Johnson, Ryan criticize Trump’s tariffs on imported steel, aluminum

GOP U.S. Sen. Ron Johnson criticized President Trump’s decision to sign new tariffs on imported steel and aluminum, saying it threatened to undermine the administration’s efforts to improve the business climate.

Thursday’s move, Johnson told Wisconsin reporters during a conference call, could hurt Wisconsin manufacturers, farmers and consumers with higher prices. He also worried it could spark a trade war.

“President Trump may like conflict,” Johnson said. “But markets don’t like conflict. Investors don’t like conflict. Investors like stability and certainty, and this is certainly upsetting the apple cart.”

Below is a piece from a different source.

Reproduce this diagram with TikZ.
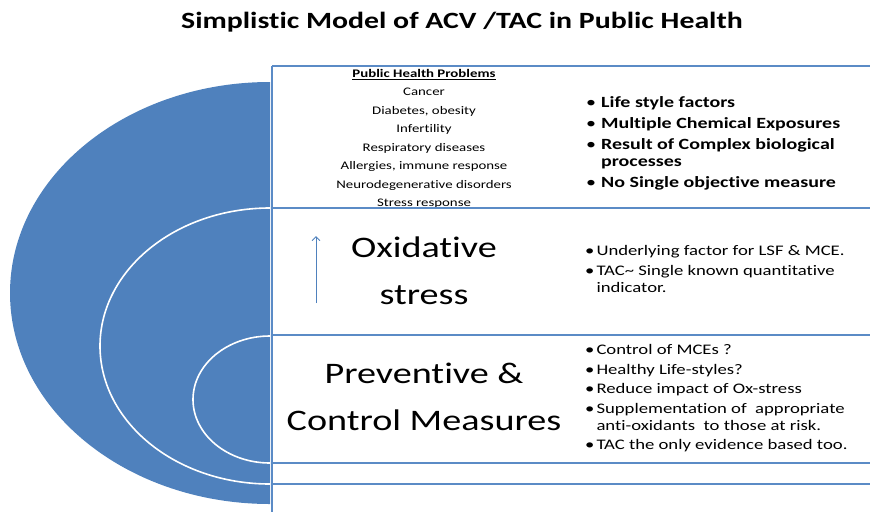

The order adds a levy of 25 percent on imported steel and 10 percent on aluminum. It exempts Canada and Mexico for now, and there’s an option to add other allies later. Still, Wisconsin manufacturers Harley-Davidson and MillerCoors have expressed opposition to the move, and Harley has been mentioned by other countries as a possible target of retaliatory tariffs.

House Speaker Paul Ryan, R-Janesville, said in a statement he was pleased the president included exemptions for some American allies, but “it should go further” and narrow the focus to companies that violate trade law.

“There are unquestionably bad trade practices by nations like China, but the better approach is targeted enforcement against those practices,” Ryan said. “Our economy and our national security are strengthened by fostering free trade with our allies and promoting the rule of law.”

Johnson told reporters Trump was right to be concerned about the overproduction of steel in China, but an across-the-board tariff was the wrong way to go.

He also said he wants Congress to explore pulling back powers it has ceded to the executive branch over the years and require its approval before a president imposes a tariff.

“That’s something we really need to explore,” he said.